Last week, I arrived in NOLA. Luckily because of the time change I arrived on time, instead of an hour late. I wandered up and down Frenchman Street, while waiting to catch up with my host. I read in a guide somewhere that the locals have their own style. For what I’ve seen it varies from hipster to turn of the century Carny. A friendly Tarot card reader let me know ahead of time about a fire show in the parking lot behind his table. Until the show I hung around Frenchmen Art Market, which had plenty of interesting wares. I spent most of my time at the booth of an independent filmmaker listening to stories about train hopping and the hobo life-style in the documentary Cure for the Crash. The fire show ended up being pretty amazing too.
Afterwards I walked to the Hi Ho Lounge, where my Couchsurfing host, Brody was planning to attend a XXYYXX concert. The show was sold out and packed out! Luckily, with a mix of buying a ticket off a bystander and knowing the right people we were able to get in.
That night we crashed at a nearby friend’s place. In the morning we left with his dog. Then we grabbed some coffee, visited two parks and played tennis. In the evening we returned the dog and caught a yoga class. I spent some time window shopping on Magazine Street, while my host, Brody attended another yoga class (one is good enough for me!).

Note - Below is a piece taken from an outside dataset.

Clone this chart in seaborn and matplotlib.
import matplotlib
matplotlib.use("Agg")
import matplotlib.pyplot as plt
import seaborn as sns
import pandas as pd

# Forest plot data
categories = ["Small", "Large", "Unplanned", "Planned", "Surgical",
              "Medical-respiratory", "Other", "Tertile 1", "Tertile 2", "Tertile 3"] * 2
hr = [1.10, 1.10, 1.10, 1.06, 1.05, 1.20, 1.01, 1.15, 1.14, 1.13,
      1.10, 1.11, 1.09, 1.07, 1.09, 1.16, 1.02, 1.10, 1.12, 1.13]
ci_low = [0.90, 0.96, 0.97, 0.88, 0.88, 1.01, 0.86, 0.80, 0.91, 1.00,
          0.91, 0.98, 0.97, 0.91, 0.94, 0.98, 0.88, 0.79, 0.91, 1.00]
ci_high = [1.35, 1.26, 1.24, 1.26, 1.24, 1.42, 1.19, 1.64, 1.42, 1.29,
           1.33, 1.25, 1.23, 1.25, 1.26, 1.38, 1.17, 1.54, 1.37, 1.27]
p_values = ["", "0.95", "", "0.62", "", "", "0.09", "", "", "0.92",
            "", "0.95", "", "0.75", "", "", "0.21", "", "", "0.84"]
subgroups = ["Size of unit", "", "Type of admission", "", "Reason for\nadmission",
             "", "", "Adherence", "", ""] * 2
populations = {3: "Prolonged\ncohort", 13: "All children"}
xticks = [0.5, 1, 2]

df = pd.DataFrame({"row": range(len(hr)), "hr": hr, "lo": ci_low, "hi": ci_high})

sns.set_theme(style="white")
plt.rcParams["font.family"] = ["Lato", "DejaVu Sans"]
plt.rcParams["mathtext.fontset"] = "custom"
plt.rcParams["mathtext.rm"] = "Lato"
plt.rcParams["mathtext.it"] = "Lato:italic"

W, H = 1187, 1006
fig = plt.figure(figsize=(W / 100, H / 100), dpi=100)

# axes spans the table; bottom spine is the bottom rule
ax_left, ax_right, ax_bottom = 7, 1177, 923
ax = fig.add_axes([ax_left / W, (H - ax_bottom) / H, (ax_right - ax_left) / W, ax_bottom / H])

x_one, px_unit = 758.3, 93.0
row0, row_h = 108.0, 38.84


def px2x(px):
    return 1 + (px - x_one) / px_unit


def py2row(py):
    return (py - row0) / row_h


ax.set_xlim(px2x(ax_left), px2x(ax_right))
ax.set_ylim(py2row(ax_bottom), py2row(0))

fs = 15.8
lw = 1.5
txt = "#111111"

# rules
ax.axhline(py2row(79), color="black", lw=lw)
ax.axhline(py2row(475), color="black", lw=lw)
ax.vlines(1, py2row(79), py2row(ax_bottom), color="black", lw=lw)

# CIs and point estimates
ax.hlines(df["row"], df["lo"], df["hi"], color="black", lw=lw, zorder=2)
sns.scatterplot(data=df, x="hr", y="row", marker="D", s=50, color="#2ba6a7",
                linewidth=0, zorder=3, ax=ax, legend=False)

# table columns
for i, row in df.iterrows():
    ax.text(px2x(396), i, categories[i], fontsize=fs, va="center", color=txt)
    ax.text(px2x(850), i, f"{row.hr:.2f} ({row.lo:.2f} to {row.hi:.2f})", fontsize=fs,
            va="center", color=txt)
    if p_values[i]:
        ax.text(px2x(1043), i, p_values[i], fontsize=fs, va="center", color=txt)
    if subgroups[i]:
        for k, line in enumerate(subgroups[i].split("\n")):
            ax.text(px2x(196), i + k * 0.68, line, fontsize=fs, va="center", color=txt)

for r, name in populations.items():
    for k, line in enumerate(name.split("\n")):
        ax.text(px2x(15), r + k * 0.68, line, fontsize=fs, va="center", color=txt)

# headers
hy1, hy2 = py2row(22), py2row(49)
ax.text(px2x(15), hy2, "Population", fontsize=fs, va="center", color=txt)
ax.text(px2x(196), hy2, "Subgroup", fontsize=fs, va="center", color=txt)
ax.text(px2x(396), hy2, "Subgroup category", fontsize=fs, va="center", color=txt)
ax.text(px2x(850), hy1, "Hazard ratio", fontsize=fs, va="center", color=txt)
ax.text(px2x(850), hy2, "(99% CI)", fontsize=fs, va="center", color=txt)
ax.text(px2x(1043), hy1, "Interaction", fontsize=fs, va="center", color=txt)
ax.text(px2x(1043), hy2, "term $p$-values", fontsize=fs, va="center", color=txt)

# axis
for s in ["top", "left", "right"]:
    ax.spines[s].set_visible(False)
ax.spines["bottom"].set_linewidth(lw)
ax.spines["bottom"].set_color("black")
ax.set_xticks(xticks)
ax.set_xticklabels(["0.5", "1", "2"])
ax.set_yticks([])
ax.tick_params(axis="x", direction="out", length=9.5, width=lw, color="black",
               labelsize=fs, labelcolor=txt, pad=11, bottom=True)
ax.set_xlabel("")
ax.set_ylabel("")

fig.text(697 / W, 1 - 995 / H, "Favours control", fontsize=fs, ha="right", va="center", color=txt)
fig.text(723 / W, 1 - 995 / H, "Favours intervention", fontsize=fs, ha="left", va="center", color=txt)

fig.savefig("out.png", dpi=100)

By this time it started to rain. Flooding is one of the things I hear New Orleans does best. When we reached our next destination, I jumped puddles in an oversized men’s raincoat. On a quiet residential brick street stood a glowing house covered in lights. This is where they serve free Indian food on Sunday evenings. Families in traditional Indian garb walk out of the side entrance and I enter into a room filled with tables of scruffy artist/student types and Indian immigrants. The air smells of curry and petruli. I was told that you’re suppose to say “Hare Krishna” when they serve you. Brody says it means “Thank You”. I just said “Thank you”.

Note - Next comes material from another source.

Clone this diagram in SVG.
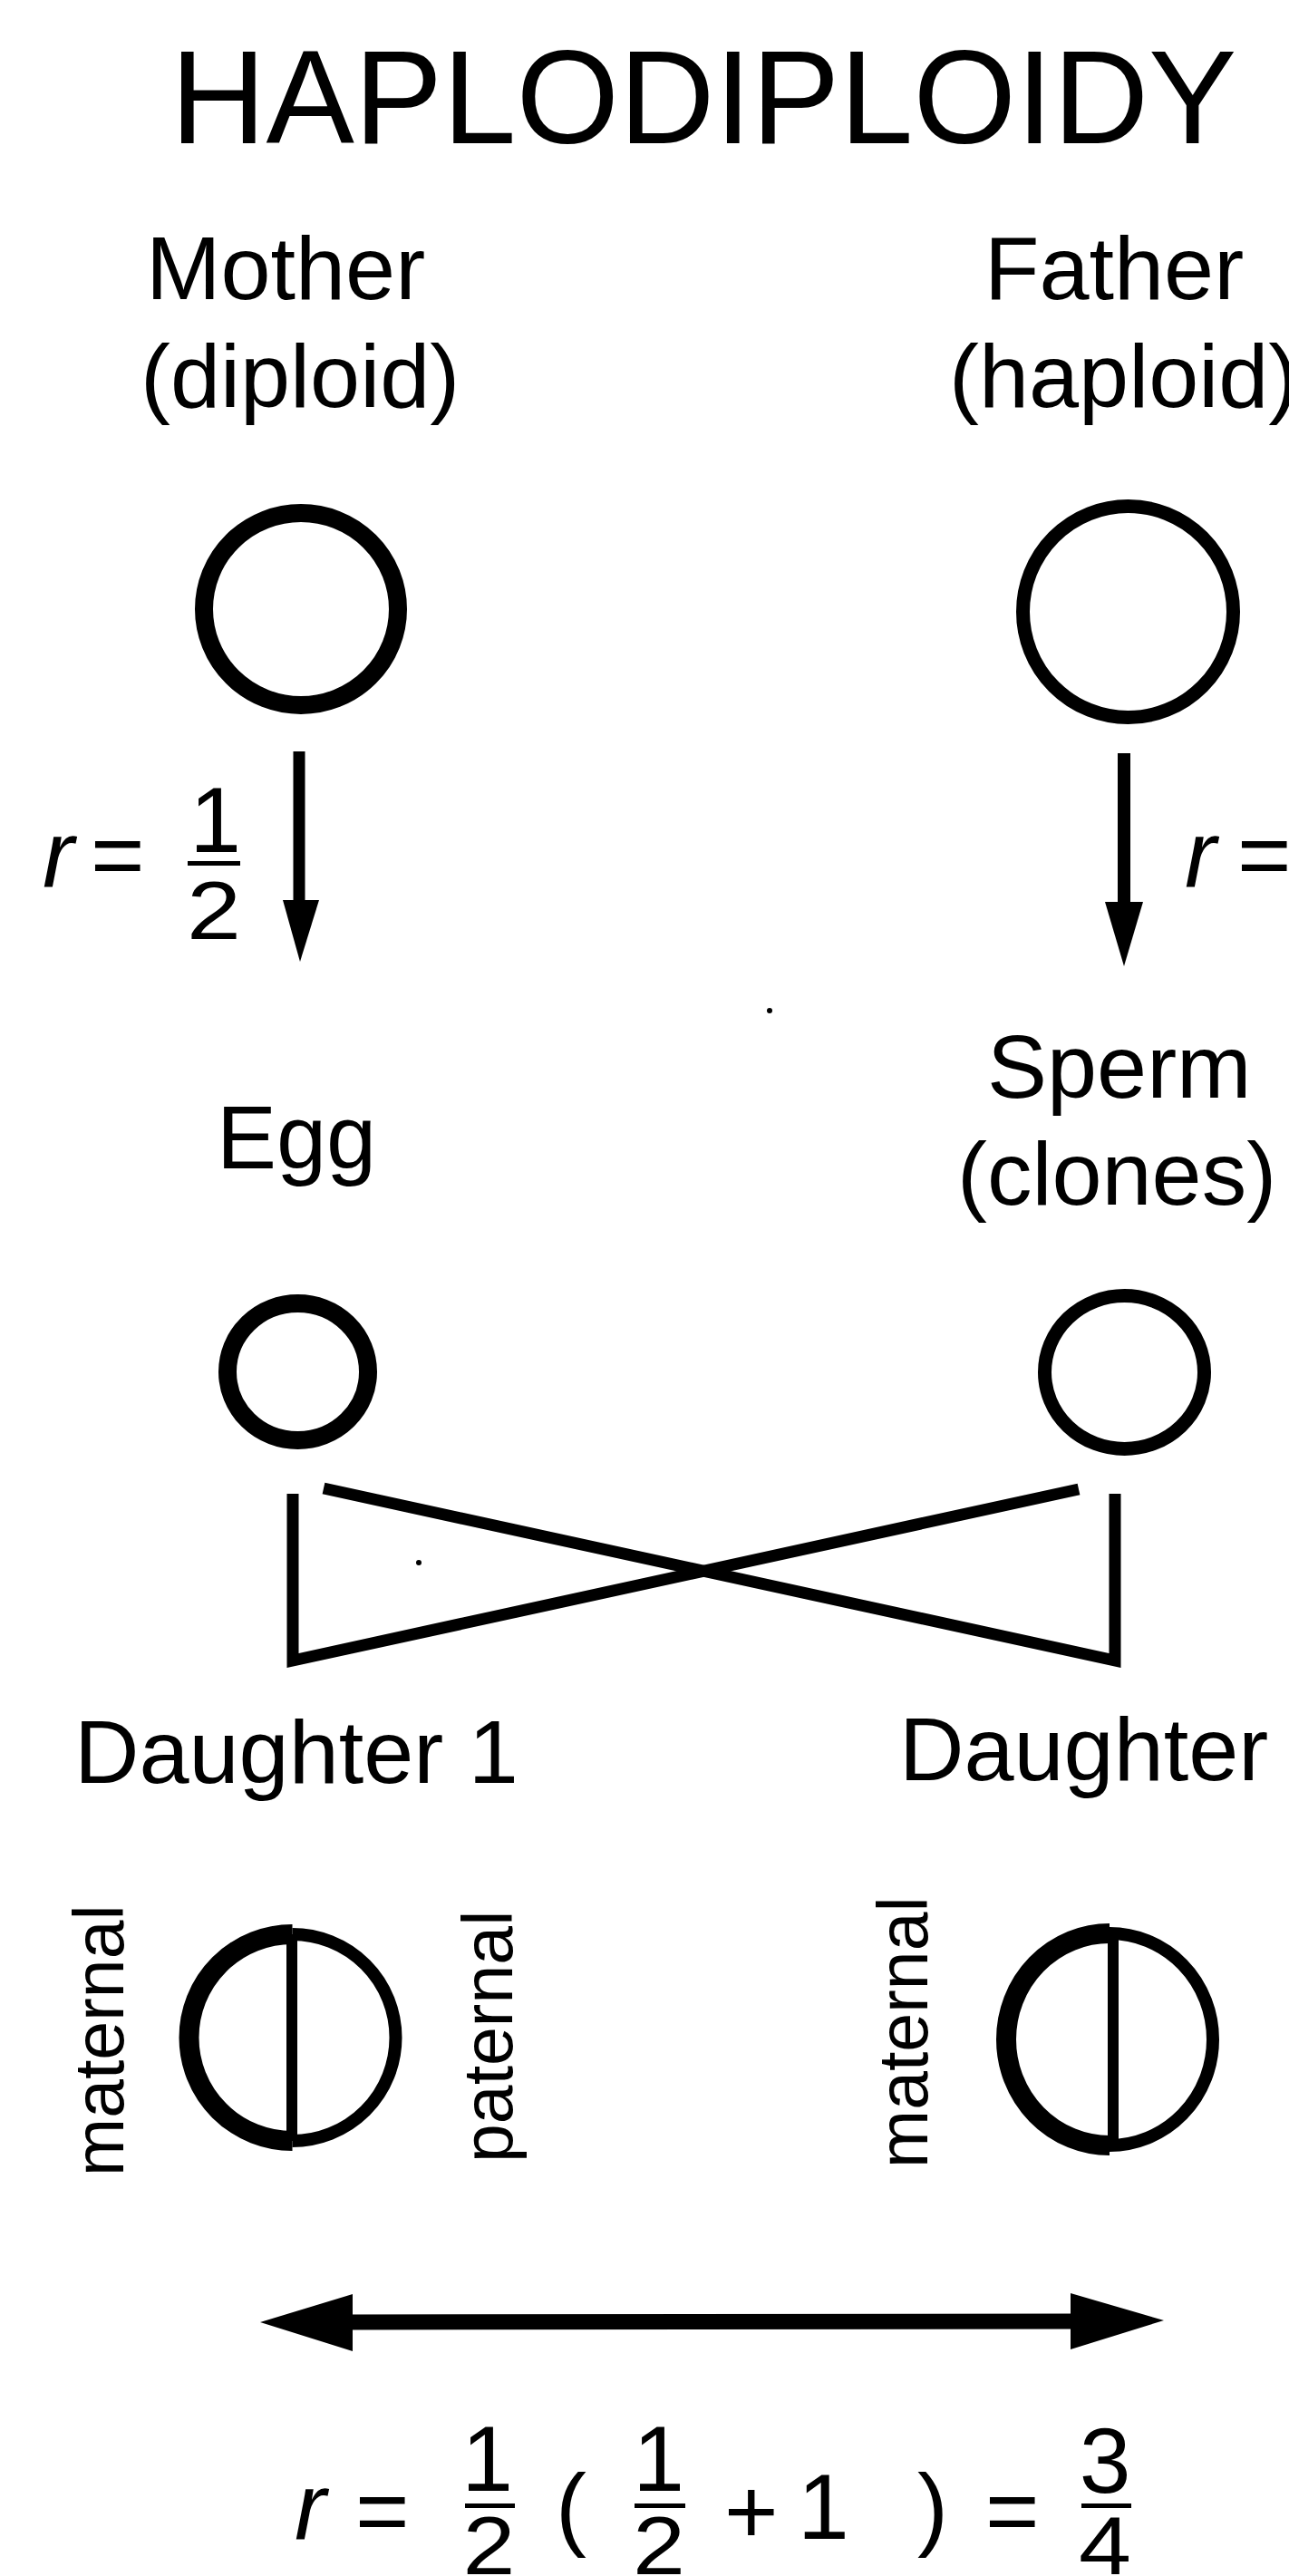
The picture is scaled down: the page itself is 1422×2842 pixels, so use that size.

My family was very concerned about my safety in New Orleans. What ended up being the most frightening thing about New Orleans was driving that night over 23 miles in the pouring rain across the Lake Pontchartrain Causeway.
The entire next day it rained, so I worked all day long without any distractions. By dark, it finally stopped raining. An out-of-town friend was playing at the Always Lounge, so we went out to support. The Anonymous Choir, North America and XXXPressionXXX performed. I talked for a while with the twins from North America. Really sweet sensitive guys. The girls from the choir all had their own cute style and livened up the place with their dancing and enthusiasm for the other artists.

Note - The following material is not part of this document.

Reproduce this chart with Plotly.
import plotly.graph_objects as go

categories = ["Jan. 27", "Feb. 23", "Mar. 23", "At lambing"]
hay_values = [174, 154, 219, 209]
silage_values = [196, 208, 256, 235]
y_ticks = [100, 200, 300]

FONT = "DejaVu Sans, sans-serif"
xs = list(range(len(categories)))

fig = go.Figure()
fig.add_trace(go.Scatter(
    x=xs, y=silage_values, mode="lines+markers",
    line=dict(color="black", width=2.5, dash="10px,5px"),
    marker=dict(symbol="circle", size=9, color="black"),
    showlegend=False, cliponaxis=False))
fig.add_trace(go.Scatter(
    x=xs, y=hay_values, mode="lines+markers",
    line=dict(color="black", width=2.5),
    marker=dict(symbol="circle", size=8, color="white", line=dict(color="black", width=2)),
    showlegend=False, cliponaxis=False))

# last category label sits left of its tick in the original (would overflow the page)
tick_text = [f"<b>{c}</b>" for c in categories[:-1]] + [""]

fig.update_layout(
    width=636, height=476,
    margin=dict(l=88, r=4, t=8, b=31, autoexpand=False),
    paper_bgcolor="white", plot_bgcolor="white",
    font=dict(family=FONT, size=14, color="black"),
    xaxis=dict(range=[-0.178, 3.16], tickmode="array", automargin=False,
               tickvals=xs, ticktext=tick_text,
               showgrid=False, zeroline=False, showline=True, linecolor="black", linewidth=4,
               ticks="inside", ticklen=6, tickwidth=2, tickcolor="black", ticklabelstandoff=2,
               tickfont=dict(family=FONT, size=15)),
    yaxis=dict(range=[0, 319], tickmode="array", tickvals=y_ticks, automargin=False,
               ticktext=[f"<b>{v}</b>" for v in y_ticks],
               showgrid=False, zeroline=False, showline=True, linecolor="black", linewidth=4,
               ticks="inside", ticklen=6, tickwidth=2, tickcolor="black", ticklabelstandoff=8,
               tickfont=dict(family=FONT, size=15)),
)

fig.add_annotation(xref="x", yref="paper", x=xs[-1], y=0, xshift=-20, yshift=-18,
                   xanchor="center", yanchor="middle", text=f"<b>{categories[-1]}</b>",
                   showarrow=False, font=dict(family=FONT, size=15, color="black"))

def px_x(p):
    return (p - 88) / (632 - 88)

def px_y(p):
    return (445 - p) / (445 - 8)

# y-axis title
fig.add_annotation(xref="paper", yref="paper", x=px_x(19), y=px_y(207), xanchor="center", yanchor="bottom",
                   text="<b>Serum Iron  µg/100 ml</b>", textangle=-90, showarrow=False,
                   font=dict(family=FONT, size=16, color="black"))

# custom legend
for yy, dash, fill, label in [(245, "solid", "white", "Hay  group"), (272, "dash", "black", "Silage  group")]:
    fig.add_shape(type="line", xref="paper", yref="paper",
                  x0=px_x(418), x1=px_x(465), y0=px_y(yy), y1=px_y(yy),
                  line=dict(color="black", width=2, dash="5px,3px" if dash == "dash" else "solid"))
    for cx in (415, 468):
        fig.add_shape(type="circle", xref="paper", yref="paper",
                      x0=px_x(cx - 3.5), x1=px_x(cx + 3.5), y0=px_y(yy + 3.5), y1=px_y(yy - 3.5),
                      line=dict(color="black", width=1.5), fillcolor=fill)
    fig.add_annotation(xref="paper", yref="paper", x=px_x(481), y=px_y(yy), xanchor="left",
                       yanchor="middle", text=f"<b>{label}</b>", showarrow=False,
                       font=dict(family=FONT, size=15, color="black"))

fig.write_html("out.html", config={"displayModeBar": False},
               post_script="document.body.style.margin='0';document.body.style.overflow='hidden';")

Later on in NOLA, I visited the art museum, River Walk and the French Quarter. The French Quarter is pretty tame on a Tuesday night when most everyone out is in town for a therapist convention. The bartender had to remind the patron beside me that at the bar she’s the “therapist”. The two therapists on the other side of my stool giggled over their Oysters Rockefeller about how every good therapist has a therapist, “don’t let them tell you otherwise!” That was a night full of laughter. A random procession of tourists paraded down the street. They passed so fast, I didn’t even have time to catch them on camera. I cracked up so much that I practically spit in the face of a promoter when he asked if I would like to see some male strippers.
I spent plenty of time eating as well. The most memorable meals included a shrimp po-boy and ettouffee at Felix’s Restaurant and Oyster Bar and Cafe au Lait and beignets at Cafe du Monde. On my last day I ran into friendliest homeless people at the River Walk. They asked me to ask them out for dinner. There were plenty of places within walking distance and it would’ve been very safe, but I was concerned about the money. Now, I kinda wish I had taken them out to dinner. LOL. We would’ve had a great time!